N – Como representante do Ministério Público, o que o senhor acha da profissão de fé feita pelo ministro do Supremo Tribunal Federal Dias Toffoli de que a função do Judiciário é defender as minorias e a própria maioria da truculência desta? No caso específico da atuação daquele que assumirá a presidência da Corte em 13 de setembro, o que isso significaria na prática?

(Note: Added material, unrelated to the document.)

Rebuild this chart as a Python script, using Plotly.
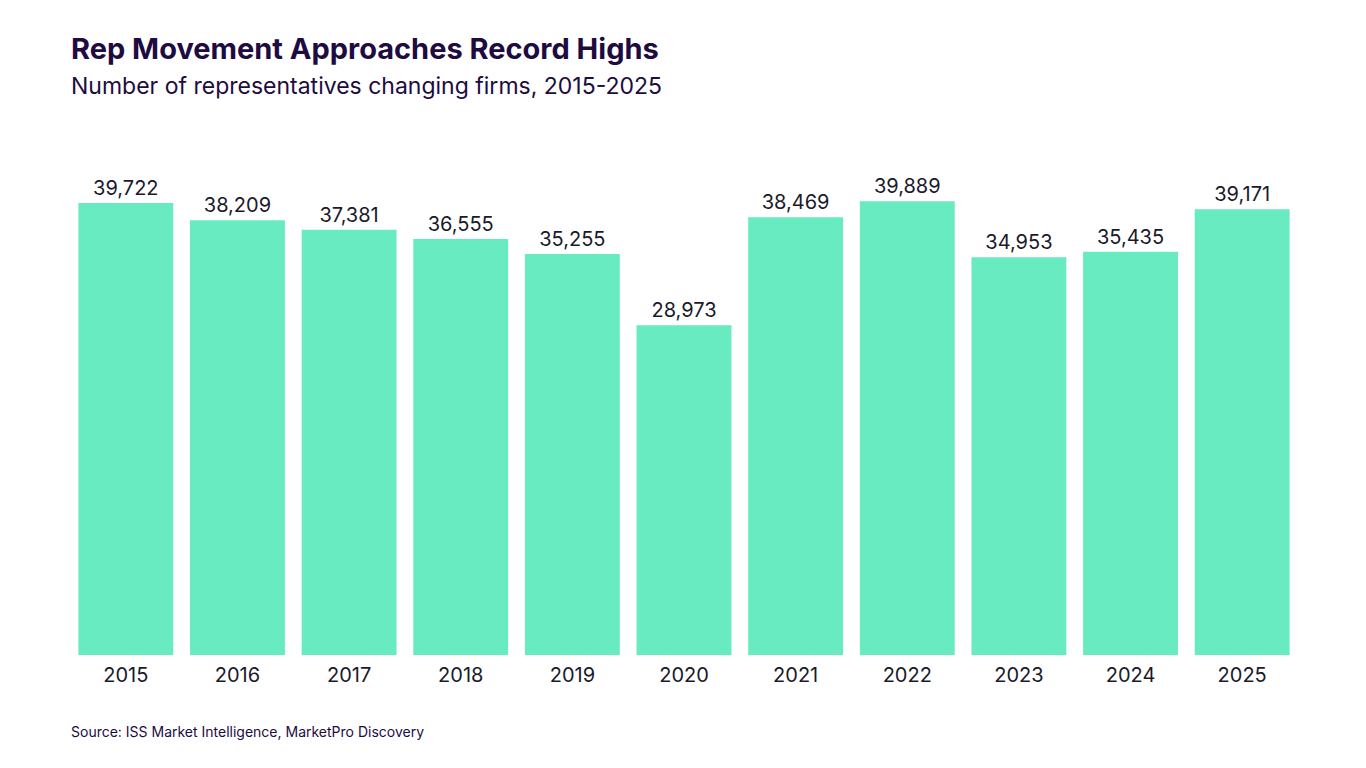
import plotly.graph_objects as go

# ── Data ────────────────────────────────────────────────────────
years = ["2015", "2016", "2017", "2018", "2019", "2020",
         "2021", "2022", "2023", "2024", "2025"]
reps_moved = [39722, 38209, 37381, 36555, 35255, 28973,
              38469, 39889, 34953, 35435, 39171]
bar_labels = [f"{v:,}" for v in reps_moved]

BAR_COLOR = "#69EBC2"
TITLE_COLOR = "#1E0B3F"
FONT = "Inter, Noto Sans, sans-serif"

# page is offset by the body margin (~8px), so everything is nudged back
W, H = 1366, 768
ML, MR, MT, MB = 62, 76, 135, 121

fig = go.Figure()
fig.add_trace(go.Bar(
    x=years, y=reps_moved,
    text=bar_labels, textposition="outside",
    textfont=dict(size=20, color="#1a1a2a", family=FONT),
    marker=dict(color=BAR_COLOR, line=dict(width=0)),
    cliponaxis=False,
    hoverinfo="skip",
))

fig.update_layout(
    width=W, height=H,
    margin=dict(l=ML, r=MR, t=MT, b=MB),
    paper_bgcolor="white", plot_bgcolor="white",
    bargap=0.15,
    showlegend=False,
    font=dict(family=FONT, color="#1a1a2a"),
    xaxis=dict(
        showgrid=False, zeroline=False, showline=False,
        ticks="", ticklabelstandoff=6,
        tickfont=dict(size=20, color="#1a1a2a"),
    ),
    yaxis=dict(range=[0, 45000], visible=False),
)

pw, ph = W - ML - MR, H - MT - MB


def px_to_paper(x, y):
    # target-picture pixel -> paper coords (with the 8px page offset)
    return (x - 8 - ML) / pw, (H - MB - (y - 8)) / ph


tx, ty = px_to_paper(69, 48)
fig.add_annotation(text="<b>Rep Movement Approaches Record Highs</b>",
                   x=tx, y=ty, xref="paper", yref="paper",
                   xanchor="left", yanchor="middle", showarrow=False,
                   font=dict(size=29, color=TITLE_COLOR, family=FONT))
sx, sy = px_to_paper(69, 86)
fig.add_annotation(text="Number of representatives changing firms, 2015-2025",
                   x=sx, y=sy, xref="paper", yref="paper",
                   xanchor="left", yanchor="middle", showarrow=False,
                   font=dict(size=23, color=TITLE_COLOR, family=FONT))
cx, cy = px_to_paper(69, 731)
fig.add_annotation(text="Source: ISS Market Intelligence, MarketPro Discovery",
                   x=cx, y=cy, xref="paper", yref="paper",
                   xanchor="left", yanchor="middle", showarrow=False,
                   font=dict(size=14, color=TITLE_COLOR, family=FONT))

fig.write_html("out.html")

L – A função do Judiciário é aplicar a lei e os princípios doutrinários, avaliando os precedentes (jurisprudência), ao caso concreto que lhe é apresentado. O juiz não é eleito e, por isso, não exerce função de representação política. Deve estar sintonizado com os anseios da sociedade, mas não deve decidir para agradar à sociedade, e sim para ser justo e correto. O exercício interpretativo, que cabe ao juiz, deve ser realizado com absoluta independência, não podendo ser coarctado (como se tentou com o projeto de lei de abuso de autoridade, criminalizando a hermenêutica), e isso é uma garantia da própria sociedade. As minorias devem ser respeitadas, assim como o direito daqueles que integram a maioria. Ninguém se pode colocar acima da lei nem pode haver espaço para abusos de direito, pois nos termos da própria Constituição federal, que completa 30 anos em 5 de outubro, nenhuma lesão a direitos pode ser excluída do exame da Justiça. Assim, quem quer que seja o truculento, de qualquer grupo, se violar direitos, deve ser responsabilizado na forma da lei. Tenho expectativa que o ministro Toffoli conduza de forma sábia, serena e equilibrada o STF, neste momento tão agudo de nossa História republicana, especialmente porque, antes de mais nada, precisamos fazer a travessia das eleições de 7 de outubro.